Lagaf' singles chronology
| "Bo le lavabo (WC Kiss)" (1990) | "La Zoubida" (1991) | "Je veux des vacances" (1993) |

= La Zoubida =

1991 single by Lagaf'

"La Zoubida" (/fr/) is a novelty song by French TV presenter and humorist Lagaf'. In May 1991, it was released as the second single from his album Le Lavabo. It became a hit in mid-1991, staying at the top of the French Singles Chart for 11 weeks.
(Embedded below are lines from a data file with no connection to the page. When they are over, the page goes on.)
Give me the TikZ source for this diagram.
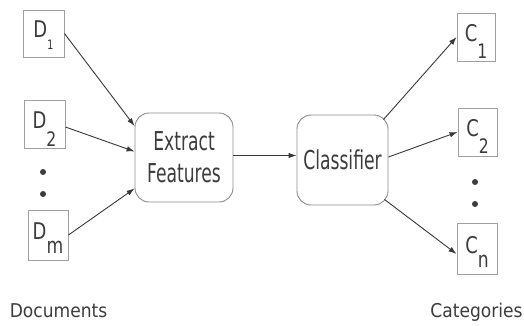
\documentclass[tikz,border=0pt]{standalone}
\usepackage{fontspec}
\usetikzlibrary{arrows.meta}
\setmainfont{DejaVu Sans}
\newfontfamily\boxfont[FakeStretch=0.66]{DejaVu Sans}
\newfontfamily\labfont[FakeStretch=0.9]{DejaVu Sans}
\newfontfamily\symfont[FakeStretch=0.78]{DejaVu Sans}
\definecolor{inkgray}{HTML}{3C3C3C}
\definecolor{edgegray}{HTML}{A0A0A0}
\definecolor{roundgray}{HTML}{8A8A8A}
\definecolor{wiregray}{HTML}{383838}
% letter with a lowered index: letter, index size, drop, index
\newcommand\itemtext[4]{\raisebox{-4pt}[0pt][0pt]{#1\raisebox{-#3}{\fontsize{#2}{#2}\selectfont #4}}}
\begin{document}
\begin{tikzpicture}[x=1pt,y=-1pt,
  itembox/.style={draw=edgegray, line width=0.9pt, inner sep=0pt,
    minimum width=41pt, minimum height=48pt, text=inkgray,
    font=\symfont\fontsize{23}{24}\selectfont},
  stagebox/.style={draw=roundgray, line width=0.9pt, rounded corners=14pt,
    inner sep=0pt, align=center, text=inkgray,
    font=\boxfont\fontsize{26}{32}\selectfont},
  grouplabel/.style={inner sep=0pt, anchor=base, text=inkgray,
    font=\labfont\fontsize{19}{22}\selectfont},
  wire/.style={draw=wiregray, line width=0.9pt,
    -{Latex[length=8pt,width=5.5pt]}},
  ellipsisdot/.style={circle, fill=inkgray, inner sep=0pt, minimum size=6pt}]
\useasboundingbox (0,0) rectangle (524,325);

% document inputs
\node[itembox, minimum width=41pt, minimum height=47pt] (d1) at (43.5,33.5) {\itemtext{D}{13pt}{12pt}{1}};
\node[itembox, minimum width=41pt, minimum height=48pt] (d2) at (44.5,124) {\itemtext{D}{20pt}{18pt}{2}};
\node[ellipsisdot] (ddot1) at (43,172) {};
\node[ellipsisdot] (ddot2) at (43,194) {};
\node[itembox, minimum width=40pt, minimum height=50pt] (dm) at (48,235) {\itemtext{D}{22pt}{14pt}{m}};

% processing stages
\node[stagebox, minimum width=98pt, minimum height=89pt] (ext) at (184,157.5) {Extract\\Features};
\node[stagebox, minimum width=91pt, minimum height=90pt] (cls) at (342.5,160) {Classifier};

% category outputs
\node[itembox, minimum width=38pt, minimum height=48pt] (c1) at (476,37) {\itemtext{C}{20pt}{17pt}{1}};
\node[itembox, minimum width=39pt, minimum height=48pt] (c2) at (477.5,132) {\itemtext{C}{20pt}{17pt}{2}};
\node[ellipsisdot] (cdot1) at (475,182) {};
\node[ellipsisdot] (cdot2) at (475,204) {};
\node[itembox, minimum width=40pt, minimum height=51pt] (cn) at (477,249) {\itemtext{C}{22pt}{14pt}{n}};

% group captions
\node[grouplabel] (docs) at (58.5,317) {Documents};
\node[grouplabel] (cats) at (476.5,317) {Categories};

% connectors
\draw[wire] (d1.east) -- ([yshift=31.5pt]ext.west);
\draw[wire] ([yshift=-3pt]d2.east) -- ([yshift=6pt]ext.west);
\draw[wire] (dm.east) -- ([yshift=-31pt]ext.west);
\draw[wire] ([yshift=2pt]ext.east) -- ([yshift=4.5pt]cls.west);
\draw[wire] ([xshift=-5pt,yshift=-5pt]cls.north east) -- (c1.west);
\draw[wire] ([yshift=3pt]cls.east) -- (c2.west);
\draw[wire] ([xshift=-4pt,yshift=6pt]cls.south east) -- ([yshift=-5pt]cn.west);
\end{tikzpicture}
\end{document}
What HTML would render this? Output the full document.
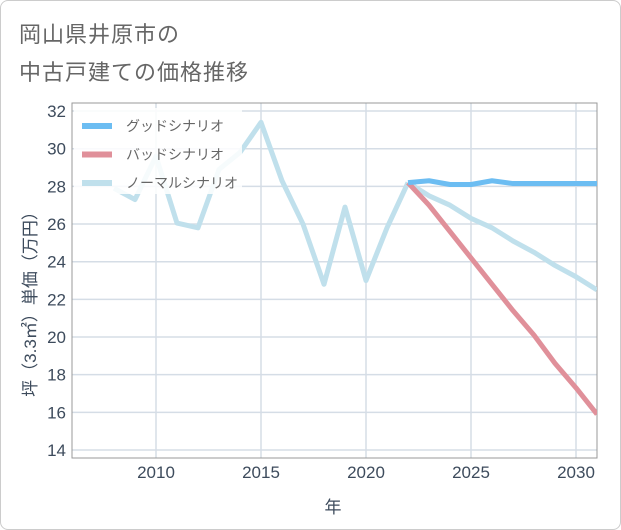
<!DOCTYPE html>
<html><head><meta charset="utf-8"><style>
body{margin:0;background:#fff;}
#wrap{position:relative;width:619px;height:528px;border:1px solid #ccc;border-radius:8px;overflow:hidden;background:#fff;font-family:"Liberation Sans","Noto Sans CJK JP",sans-serif;}
.title{position:absolute;left:18px;font-size:22px;color:#666;letter-spacing:1px;}
</style></head><body>
<div id="wrap">
<div class="title" style="top:16px">岡山県井原市の</div>
<div class="title" style="top:54px">中古戸建ての価格推移</div>
<svg id="chart" width="621" height="530" style="position:absolute;left:-1px;top:-1px"></svg>
</div>
<script>
const years=[2008,2009,2010,2011,2012,2013,2014,2015,2016,2017,2018,2019,2020,2021,2022];
const normalHist=[27.9,27.3,29.6,26.05,25.8,28.9,29.8,31.4,28.3,26,22.8,26.9,23,25.8,28.2];
const futureYears=[2022,2023,2024,2025,2026,2027,2028,2029,2030,2031];
const good=[28.2,28.3,28.1,28.1,28.3,28.15,28.15,28.15,28.15,28.15];
const bad=[28.2,27.0,25.6,24.2,22.8,21.4,20.1,18.6,17.3,15.9];
const normalFuture=[28.2,27.5,27.0,26.3,25.8,25.1,24.5,23.8,23.2,22.5];
const xTicks=[2010,2015,2020,2025,2030];
const yTicks=[14,16,18,20,22,24,26,28,30,32];
const NS='http://www.w3.org/2000/svg';
const svg=document.getElementById('chart');
const L=72,R=597,T=103,B=458;
const x=v=>156+(v-2010)*21;
const y=v=>450-(v-14)*18.83;
function mk(t,a){const e=document.createElementNS(NS,t);for(const k in a)e.setAttribute(k,a[k]);svg.appendChild(e);return e;}
const defs=mk('defs',{});
const cp=document.createElementNS(NS,'clipPath');cp.setAttribute('id','clip');
const cr=document.createElementNS(NS,'rect');cr.setAttribute('x',L);cr.setAttribute('y',T);cr.setAttribute('width',R-L);cr.setAttribute('height',B-T);
cp.appendChild(cr);defs.appendChild(cp);
yTicks.forEach(v=>{
 const g=mk('line',{x1:L,x2:R,y1:y(v),y2:y(v),stroke:'#d5dde6','stroke-width':1.5});
 
 
 const t=mk('text',{x:L-6,y:y(v)+6,'text-anchor':'end','font-size':17,fill:'#3d4b5c','font-family':'Liberation Sans, sans-serif'});
 t.textContent=v;
 
 
});
xTicks.forEach(v=>{
 const g=mk('line',{x1:x(v),x2:x(v),y1:T,y2:B,stroke:'#d5dde6','stroke-width':1.5});
 
 
 const t=mk('text',{x:x(v),y:B+20,'text-anchor':'middle','font-size':17,fill:'#3d4b5c','font-family':'Liberation Sans, sans-serif'});
 t.textContent=v;
 
 
});
const fr=mk('rect',{x:L,y:T,width:R-L,height:B-T,fill:'none',stroke:'#999','stroke-width':1});


function line(xs,vs,color,name){
 const p=mk('polyline',{points:xs.map((yr,i)=>x(yr)+','+y(vs[i])).join(' '),fill:'none',stroke:color,'stroke-width':5,'stroke-linejoin':'round','clip-path':'url(#clip)'});
 
 
}
line(years,normalHist,'#c0e0ec','normal-history-line');
line(futureYears,normalFuture,'#c0e0ec','normal-scenario-line');
line(futureYears,bad,'#e0909a','bad-scenario-line');
line(futureYears,good,'#6cbdf2','good-scenario-line');
const lb=mk('rect',{x:74,y:108,width:168,height:86,fill:'#fff','fill-opacity':0.85});


const leg=[['グッドシナリオ','#6cbdf2'],['バッドシナリオ','#e0909a'],['ノーマルシナリオ','#c0e0ec']];
leg.forEach((l,i)=>{
 const yy=126+i*28.5;
 const s=mk('rect',{x:82,y:yy-3,width:30,height:6,fill:l[1]});
 
 
 const t=mk('text',{x:126,y:yy+5,'font-size':14,fill:'#666','font-family':'Liberation Sans, Noto Sans CJK JP, sans-serif'});
 t.textContent=l[0];
 
 
});
const xt=mk('text',{x:333,y:513,'text-anchor':'middle','font-size':17,fill:'#3d4b5c','font-family':'Liberation Sans, Noto Sans CJK JP, sans-serif'});
xt.textContent='年';


const yt=mk('text',{x:0,y:0,'text-anchor':'middle','font-size':17,fill:'#3d4b5c',transform:'translate(36,300) rotate(-90)','font-family':'Liberation Sans, Noto Sans CJK JP, sans-serif'});
yt.textContent='坪（3.3㎡）単価（万円）';


</script>
</body></html>
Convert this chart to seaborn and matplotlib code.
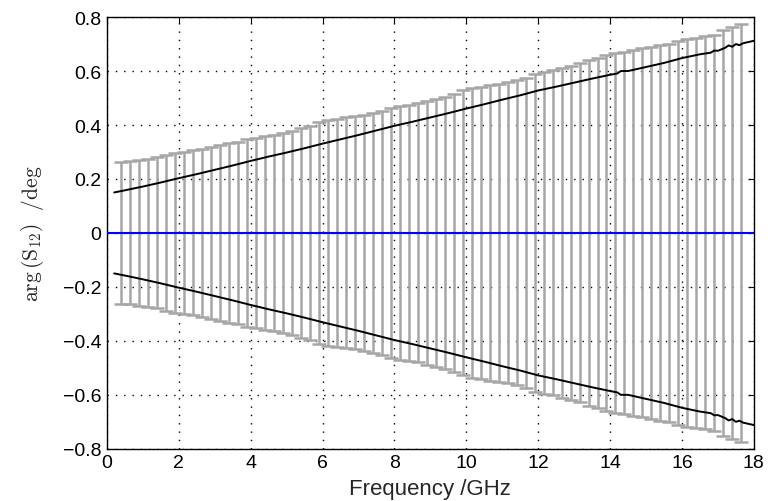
import matplotlib as mpl
mpl.use("Agg")
import matplotlib.pyplot as plt
import seaborn as sns
import pandas as pd
import numpy as np

# frecuencias de las barras de error (GHz) y su semiancho (deg)
BAR_F = [0.4, 0.65, 0.9, 1.15, 1.4, 1.65, 1.9, 2.15, 2.4, 2.65, 2.9, 3.15, 3.4, 3.65,
         3.9, 4.15, 4.4, 4.65, 4.9, 5.15, 5.4, 5.65, 5.9, 6.15, 6.4, 6.65, 6.9, 7.15,
         7.4, 7.65, 7.9, 8.15, 8.4, 8.65, 8.9, 9.15, 9.4, 9.65, 9.9, 10.15, 10.4, 10.65,
         10.9, 11.15, 11.4, 11.65, 11.9, 12.15, 12.4, 12.65, 12.9, 13.15, 13.4, 13.65,
         13.9, 14.15, 14.4, 14.65, 14.9, 15.15, 15.4, 15.65, 15.9, 16.15, 16.4, 16.65,
         16.9, 17.15, 17.4, 17.65]
BAR_ERR = [0.262, 0.265, 0.270, 0.275, 0.280, 0.288, 0.298, 0.300, 0.306, 0.310, 0.318,
           0.325, 0.332, 0.338, 0.348, 0.352, 0.358, 0.362, 0.370, 0.378, 0.388, 0.398,
           0.410, 0.418, 0.422, 0.428, 0.432, 0.438, 0.445, 0.452, 0.462, 0.470, 0.475,
           0.480, 0.488, 0.496, 0.505, 0.515, 0.528, 0.538, 0.542, 0.548, 0.552, 0.558,
           0.565, 0.575, 0.590, 0.598, 0.602, 0.610, 0.620, 0.628, 0.640, 0.650, 0.660,
           0.668, 0.672, 0.678, 0.684, 0.690, 0.696, 0.702, 0.712, 0.718, 0.722, 0.728,
           0.735, 0.752, 0.765, 0.775]

# curva negra superior (la inferior es simetrica)
LINE_F = [0.2, 0.5, 1.0, 1.5, 2.0, 2.5, 3.0, 3.5, 4.0, 4.5, 5.0, 5.5, 6.0, 6.5, 7.0,
          7.5, 8.0, 8.5, 9.0, 9.5, 10.0, 10.5, 11.0, 11.5, 12.0, 12.5, 13.0, 13.5,
          14.0, 14.2, 14.3, 14.5, 15.0, 15.5, 16.0, 16.5, 16.8, 16.9, 17.0, 17.2,
          17.3, 17.4, 17.5, 17.6, 17.7, 18.0]
LINE_V = [0.150, 0.158, 0.172, 0.187, 0.203, 0.218, 0.234, 0.250, 0.267, 0.283, 0.298,
          0.314, 0.331, 0.347, 0.363, 0.380, 0.397, 0.412, 0.428, 0.444, 0.461, 0.477,
          0.494, 0.510, 0.528, 0.542, 0.557, 0.572, 0.586, 0.591, 0.600, 0.600, 0.615,
          0.630, 0.648, 0.662, 0.668, 0.676, 0.675, 0.686, 0.695, 0.690, 0.700, 0.696,
          0.703, 0.712]
Y_TICKS = [-0.8, -0.6, -0.4, -0.2, 0, 0.2, 0.4, 0.6, 0.8]
Y_LABELS = ['\u22120.8', '\u22120.6', '\u22120.4', '\u22120.2', '0', '0.2', '0.4', '0.6', '0.8']

sns.set_style("white")
mpl.rcParams['font.family'] = ['Liberation Sans', 'DejaVu Sans']
mpl.rcParams['mathtext.fontset'] = 'cm'
mpl.rcParams['font.size'] = 14

up = pd.DataFrame({'f': LINE_F, 'v': LINE_V})
low = pd.DataFrame({'f': LINE_F, 'v': [-v for v in LINE_V]})
zero = pd.DataFrame({'f': [0, 18], 'v': [0, 0]})

fig = plt.figure(figsize=(7.84, 5.02), dpi=100)
ax = fig.add_axes([0.1365, 0.104, 0.825, 0.86])

ax.errorbar(BAR_F, np.zeros(len(BAR_F)), yerr=BAR_ERR, fmt='none', ecolor='#a6a6a6',
            elinewidth=1.8, capsize=5, capthick=1.8, zorder=2)
sns.lineplot(data=up, x='f', y='v', color='black', lw=1.4, ax=ax, zorder=3)
sns.lineplot(data=low, x='f', y='v', color='black', lw=1.4, ax=ax, zorder=3)
sns.lineplot(data=zero, x='f', y='v', color='#0000ff', lw=1.5, ax=ax, zorder=4)

ax.set_xlim(0, 18)
ax.set_ylim(-0.8, 0.8)
ax.set_xticks(np.arange(0, 19, 2))
ax.set_yticks(Y_TICKS)
ax.set_yticklabels(Y_LABELS)
ax.grid(True, linestyle=(0, (1, 5)), color='black', lw=1)
ax.tick_params(direction='in', top=True, right=True, length=4, width=0.8,
               labelsize=14, colors='black', pad=4)
for s in ax.spines.values():
    s.set_color('black')
    s.set_linewidth(1)

ax.set_xlabel('Frequency /GHz', fontsize=16, labelpad=5)
ax.set_ylabel(r'$\mathrm{arg}\,(\mathrm{S}_{12})\ \ /\mathrm{deg}$', fontsize=15.5, labelpad=12)

plt.savefig('out.png', dpi=100)
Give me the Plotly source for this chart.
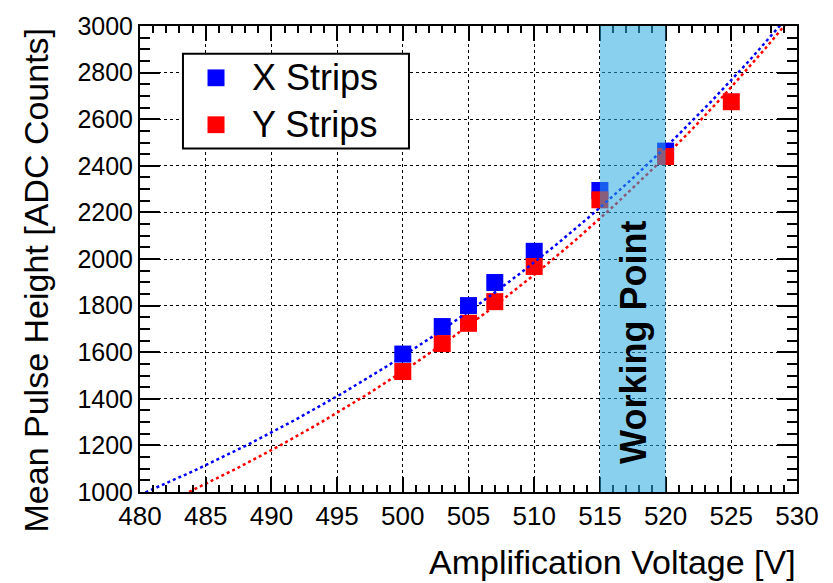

The song formed the basis for a side-scrolling platform game, Lagaf': Les Aventures de Moktar — Vol 1: La Zoubida, developed by Titus Interactive; the game would later be altered and released as Titus the Fox internationally.

==Lyrics and music==
In a humorous style, "La Zoubida" tells the story of a young North African girl called Zoubida, who lives in Barbès, whose parents have forbidden her to go dancing. The girl is saved by her friend Moktar, but, as he is a robber of "golden" scooters, the two end the night at the police station. These dubious clichés have earned the song some criticism. As for the music, the melody is repetitive and every sentence is echoed in the vocals. The music is taken from the traditional French song "Sur le pont du Nord", the lyrics and the overall structure being a parody of this folk song.

The song was parodied by Les Inconnus. In the video, Didier Bourdon performs the song in the bed of Lullaby clip, on the music of "Close to Me" by the Cure.

==Chart performance==
The single debuted at number 24 on 1 June 1991 on the French Top 50 Singles Chart. It climbed quickly and eventually reached number one on 20 July. It remained for eleven non consecutive weeks at the top of the chart, blocking Paul Young and Zucchero's hit "Senza una donna" at number two for six weeks. It remained in the top ten for a total of 24 weeks and fell off the top 50 on 25 January 1992, after 34 weeks, which was the longest chart trajectory for a single in 1991. The single was certified Platinum disc by the Syndicat National de l'Édition Phonographique for over 500,000 units sold.

==Track listings==
- CD single
1. "La Zoubida" – 3:55
2. "La Zoubida" (Aziz house version) – 8:02

- 12-inch maxi
3. "La Zoubida" – 3:55
4. "La Zoubida" (instrumental) – 3:55
5. "La Zoubida" (Aziz house version) – 8:02

- 7-inch single
6. "La Zoubida" – 3:55
7. "La Zoubida" (instrumental) – 3:55

==Charts==

===Weekly charts===

| Chart (1991) | Peak position |
|---|---|
| Belgium (Ultratop 50 Wallonia) | 10 |
| Europe (European Hot 100) | 11 |
| France (SNEP) | 1 |

===Year-end charts===

| Chart (1991) | Position |
|---|---|
| Europe (European Hot 100) | 25 |

==Certifications==

Certifications for "La Zoubida"
| Region | Certification | Certified units/sales |
| France (SNEP) | Platinum | 500,000^{*} |
^{*} Sales figures based on certification alone.